In 1978, Bobby and Becky Bussinger, a young married couple living on a remote property along North Tram Road near Vidor, Texas, reported a series of alarming nocturnal disturbances that they attributed to a strange creature resembling a werewolf. Over several nights, the couple described hearing unsettling noises around their home, including guttural howls, scratching and heavy movement outside the property, accompanied by sightings of a large canine-like figure with glowing eyes emerging from the darkness beyond the treeline.
According to later retellings of the case, the incidents unfolded over a period of weeks and left the Bussingers increasingly distressed, eventually prompting contact with local authorities. Although patrols reportedly examined the area, no explanation was ever firmly established and the creature allegedly disappeared as suddenly as it had appeared. The case later became known in regional paranormal circles as the “Creature of Tram Road” or “Vidor Werewolf” encounter and is now frequently referenced within wider North American Dogman lore.
Descriptions attributed to Bobby and Becky Bussinger portray a creature standing roughly seven feet tall with a broad, muscular frame covered in dark fur. It was reportedly observed upright on two legs on several occasions and described as possessing glowing red or yellow eyes and vocalisations unlike those of known wildlife native to southeast Texas. The couple also claimed the entity attempted to approach or breach the property, allegedly leaving claw marks, disturbed earth and damage around fencing.

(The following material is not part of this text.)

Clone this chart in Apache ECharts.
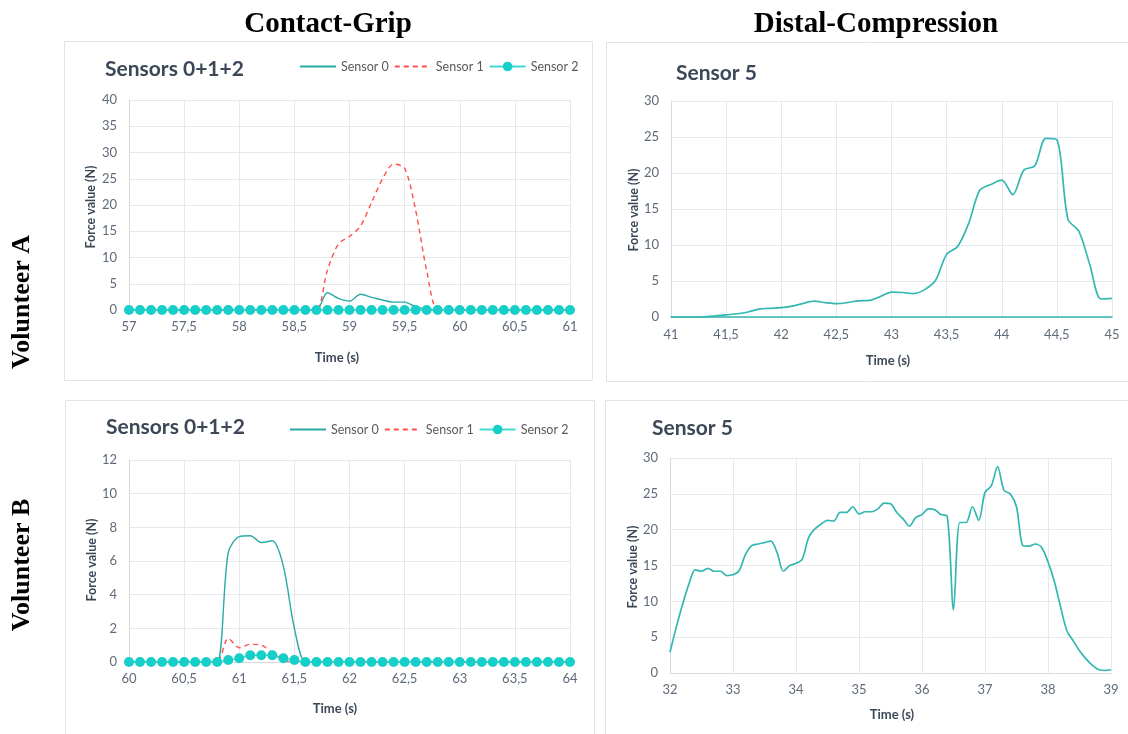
<!DOCTYPE html>
<html>
<head>
<meta charset="utf-8">
<title>Force sensors</title>
<script src="https://cdn.jsdelivr.net/npm/echarts@6/dist/echarts.min.js"></script>
<style>
html, body { margin: 0; padding: 0; background: #fff; }
#chart { width: 1128px; height: 734px; }
</style>
</head>
<body>
<div id="chart"></div>
<script>
// Volunteer A, contact-grip, 57.0 .. 61.0 s every 0.1 s
var gripA_s0 = [
    0, 0, 0, 0, 0, 0, 0, 0, 0, 0,
    0, 0, 0, 0, 0, 0, 0, 0, 3.3, 2.2,
    1.7, 3.0, 2.4, 1.9, 1.5, 1.5, 0.6, 0.2, 0, 0,
    0, 0, 0, 0, 0, 0, 0, 0, 0, 0,
    0
];
var gripA_s1 = [
    0, 0, 0, 0, 0, 0, 0, 0, 0, 0,
    0, 0, 0, 0, 0, 0, 0, 0, 7.6, 12.6,
    14.0, 16.0, 20.5, 25.0, 27.8, 27.0, 19.0, 7.5, 0, 0,
    0, 0, 0, 0, 0, 0, 0, 0, 0, 0,
    0
];
var gripA_s2 = [
    0, 0, 0, 0, 0, 0, 0, 0, 0, 0,
    0, 0, 0, 0, 0, 0, 0, 0, 0, 0,
    0, 0, 0, 0, 0, 0, 0, 0, 0, 0,
    0, 0, 0, 0, 0, 0, 0, 0, 0, 0,
    0
];

// Volunteer A, distal-compression, 41.0 .. 45.0 s
var distA_s5 = [
    0, 0, 0, 0.02, 0.15, 0.3, 0.45, 0.7, 1.1, 1.2,
    1.3, 1.5, 1.9, 2.2, 2.0, 1.85, 2.0, 2.25, 2.3, 2.85,
    3.45, 3.4, 3.25, 3.8, 5.1, 8.7, 9.8, 13.0, 17.6, 18.4,
    19.0, 17.0, 20.4, 21.0, 24.8, 24.6, 13.6, 11.9, 7.2, 2.5,
    2.6
];

// Volunteer B, contact-grip, 60.0 .. 64.0 s
var gripB_s0 = [
    0, 0, 0, 0, 0, 0, 0, 0, 0, 6.5,
    7.45, 7.5, 7.1, 7.2, 5.7, 2.0, 0, 0, 0, 0,
    0, 0, 0, 0, 0, 0, 0, 0, 0, 0,
    0, 0, 0, 0, 0, 0, 0, 0, 0, 0,
    0
];
var gripB_s1 = [
    0, 0, 0, 0, 0, 0, 0, 0, 0, 1.4,
    0.85, 1.05, 1.0, 0.55, 0.12, 0, 0, 0, 0, 0,
    0, 0, 0, 0, 0, 0, 0, 0, 0, 0,
    0, 0, 0, 0, 0, 0, 0, 0, 0, 0,
    0
];
var gripB_s2 = [
    0, 0, 0, 0, 0, 0, 0, 0, 0, 0.12,
    0.22, 0.4, 0.4, 0.4, 0.22, 0.12, 0, 0, 0, 0,
    0, 0, 0, 0, 0, 0, 0, 0, 0, 0,
    0, 0, 0, 0, 0, 0, 0, 0, 0, 0,
    0
];

// Volunteer B, distal-compression, 32.0 .. 39.0 s
var distB_s5 = [
    2.9, 6.4, 9.6, 12.4, 14.4, 14.2, 14.6, 14.2, 14.2, 13.6,
    13.7, 14.3, 16.6, 17.8, 18.0, 18.2, 18.4, 16.8, 14.2, 15.0,
    15.3, 15.9, 18.9, 20.1, 20.8, 21.3, 21.2, 22.4, 22.4, 23.2,
    22.2, 22.5, 22.5, 22.9, 23.7, 23.6, 22.4, 21.5, 20.5, 21.7,
    22.1, 22.9, 22.8, 22.1, 21.9, 8.8, 21.0, 21.0, 23.2, 21.3,
    25.2, 26.1, 28.8, 25.5, 25.0, 23.2, 17.8, 17.7, 18.0, 17.5,
    15.5, 12.8, 9.2, 5.9, 4.5, 3.1, 2.0, 1.1, 0.5, 0.35,
    0.45
];

var sensorNames = ['Sensor 0', 'Sensor 1', 'Sensor 2'];

// sample times, 0.1 s apart
function times(start, n) {
    var t = [];
    for (var i = 0; i < n; i++) t.push(Math.round((start + i * 0.1) * 10) / 10);
    return t;
}
function pairs(start, vals) {
    var t = times(start, vals.length);
    return vals.map(function (v, i) { return [t[i], v]; });
}

var FONT = 'Lato';
var gridColor = '#e5e8ed';
var labelColor = '#5f6b7a';
var c0 = '#2aaba5', c1 = '#ff4f4f', c2 = '#17cfc9', c5 = '#33b7b1';

function xAxis(idx, min, max, interval, margin, lineColor) {
    return {
        type: 'value', gridIndex: idx, min: min, max: max, interval: interval,
        axisLine: { show: true, onZero: false, lineStyle: { color: lineColor || '#d6dae0', width: lineColor ? 1.5 : 1 } },
        axisTick: { show: false },
        splitLine: { show: true, lineStyle: { color: gridColor } },
        axisLabel: {
            color: labelColor, fontFamily: FONT, fontSize: 13, margin: margin,
            formatter: function (v) { return String(v).replace('.', ','); }
        }
    };
}
function yAxis(idx, max, interval) {
    return {
        type: 'value', gridIndex: idx, min: 0, max: max, interval: interval,
        axisLine: { show: true, lineStyle: { color: '#d6dae0' } },
        axisTick: { show: false },
        splitLine: { show: true, lineStyle: { color: gridColor } },
        axisLabel: { color: labelColor, fontFamily: FONT, fontSize: 13, margin: 12 }
    };
}
// plain line: hidden symbol so the legend shows only the stroke
function lineSeries(name, data, idx, color, dashed, width) {
    return {
        name: name, type: 'line', xAxisIndex: idx, yAxisIndex: idx,
        data: data, smooth: 0.3, showSymbol: false,
        lineStyle: { color: color, width: width || 1.4, type: dashed ? [5, 4] : 'solid' },
        itemStyle: { color: color, opacity: 0 }
    };
}
function dotSeries(name, data, idx) {
    return {
        name: name, type: 'line', xAxisIndex: idx, yAxisIndex: idx,
        data: data, smooth: 0.3, symbol: 'circle', symbolSize: 10, showSymbol: true,
        lineStyle: { color: '#45d8d2', width: 1.4 },
        itemStyle: { color: c2 }
    };
}

function text(str, x, y, font, color, align, rot) {
    return {
        type: 'text', x: x, y: y, rotation: rot || 0,
        style: {
            text: str, font: font, fill: color,
            align: align || 'center', verticalAlign: 'middle',
            textAlign: align || 'center', textVerticalAlign: 'middle'
        }
    };
}
function box(x, y, w, h) {
    return {
        type: 'rect', z: -10,
        shape: { x: x + 0.5, y: y + 0.5, width: w, height: h },
        style: { fill: 'none', stroke: '#e1e4e9', lineWidth: 1 }
    };
}

var titleFont = 'bold 21px Lato';
var nameFont = 'bold 12.5px Lato';
var timeFont = 'bold 13px Lato';
var headFont = 'bold 29px "Liberation Serif"';
var sideFont = 'bold 26px "Liberation Serif"';
var dark = '#3c4858';

var legendBase = {
    data: sensorNames, orient: 'horizontal', itemWidth: 36, itemHeight: 12, itemGap: 5,
    textStyle: { color: '#5a5a5a', fontFamily: FONT, fontSize: 12.5 },
    padding: 0
};

var option = {
    animation: false,
    backgroundColor: '#fff',
    grid: [
        { left: 129, top: 100, width: 441, height: 210 },
        { left: 671, top: 101, width: 441, height: 216 },
        { left: 129, top: 460, width: 441, height: 202 },
        { left: 670, top: 458, width: 441, height: 215 }
    ],
    xAxis: [
        xAxis(0, 57, 61, 0.5, 10),
        xAxis(1, 41, 45, 0.5, 11, c5),
        xAxis(2, 60, 64, 0.5, 10),
        xAxis(3, 32, 39, 1, 10)
    ],
    yAxis: [
        yAxis(0, 40, 5),
        yAxis(1, 30, 5),
        yAxis(2, 12, 2),
        yAxis(3, 30, 5)
    ],
    legend: [
        Object.assign({ left: 299, top: 60 }, legendBase),
        Object.assign({ left: 289, top: 423 }, legendBase)
    ],
    series: [
        lineSeries('Sensor 0', pairs(57, gripA_s0), 0, c0, false),
        lineSeries('Sensor 1', pairs(57, gripA_s1), 0, c1, true),
        dotSeries('Sensor 2', pairs(57, gripA_s2), 0),
        lineSeries('Sensor 5', pairs(41, distA_s5), 1, c5, false, 1.7),
        lineSeries('Sensor 0', pairs(60, gripB_s0), 2, c0, false),
        lineSeries('Sensor 1', pairs(60, gripB_s1), 2, c1, true),
        dotSeries('Sensor 2', pairs(60, gripB_s2), 2),
        lineSeries('Sensor 5', pairs(32, distB_s5), 3, c5, false, 1.7)
    ],
    graphic: [
        box(64, 41, 528, 339),
        box(606, 42, 530, 339),
        box(65, 400, 529, 345),
        box(605, 400, 530, 345),
        text('Contact-Grip', 328, 25, headFont, '#000'),
        text('Distal-Compression', 876, 25, headFont, '#000'),
        text('Volunteer A', 22, 302, sideFont, '#000', 'center', Math.PI / 2),
        text('Volunteer B', 22, 565, sideFont, '#000', 'center', Math.PI / 2),
        text('Sensors 0+1+2', 105, 69, titleFont, dark, 'left'),
        text('Sensor 5', 676, 73, titleFont, dark, 'left'),
        text('Sensors 0+1+2', 106, 427, titleFont, dark, 'left'),
        text('Sensor 5', 652, 428, titleFont, dark, 'left'),
        text('Time (s)', 337, 358, timeFont, dark),
        text('Time (s)', 888, 361, timeFont, dark),
        text('Time (s)', 335, 709, timeFont, dark),
        text('Time (s)', 892, 715, timeFont, dark),
        text('Force value (N)', 91, 207, nameFont, dark, 'center', Math.PI / 2),
        text('Force value (N)', 634, 210, nameFont, dark, 'center', Math.PI / 2),
        text('Force value (N)', 92, 560, nameFont, dark, 'center', Math.PI / 2),
        text('Force value (N)', 633, 567, nameFont, dark, 'center', Math.PI / 2)
    ]
};

var chartDom = document.getElementById('chart');
var myChart = echarts.init(chartDom);
myChart.setOption(option);
</script>
</body>
</html>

Elements of the story appear to have circulated locally before the modern internet era. Variations of the account involving the Bussingers and North Tram Road can be traced through southeast Texas folklore material and later paranormal retellings, suggesting the case had already become part of regional legend long before the rise of podcasts and social media cryptid culture.
While many details survive primarily through witness testimony and later reproductions of the story, the case fits strikingly within the broader pattern of alleged Dogman or werewolf-type sightings reported across North America. Such reports frequently emerge from heavily wooded rural regions and often involve isolated roads, late-night encounters, aggressive territorial behaviour and the absence of clear physical evidence afterwards. Wisconsin’s Bray Road encounters, Michigan’s Dogman legends and similar reports across the American South all display overlapping features: upright canine forms, glowing eyes, unnatural movement and intense psychological impact on witnesses.
The Attleboro report, covered in Possible 'Werewolf' Sighting Reported in Attleboro, Massachusetts, involved the same encounter template as the Vidor incident a couple in a vehicle, an upright canine figure at close range, and a sighting brief enough to resist documentation but vivid enough to resist dismissal suggesting these events follow a consistent pattern across widely separated geographies.
The dense pine forests and swampy isolation of southeast Texas provide an atmospheric backdrop for such encounters, and the Vidor case remains one of the region’s most enduring modern cryptid legends. Whether interpreted as folklore, misidentification or something genuinely unexplained, the Creature of Tram Road continues to occupy a persistent place in American Dogman mythology.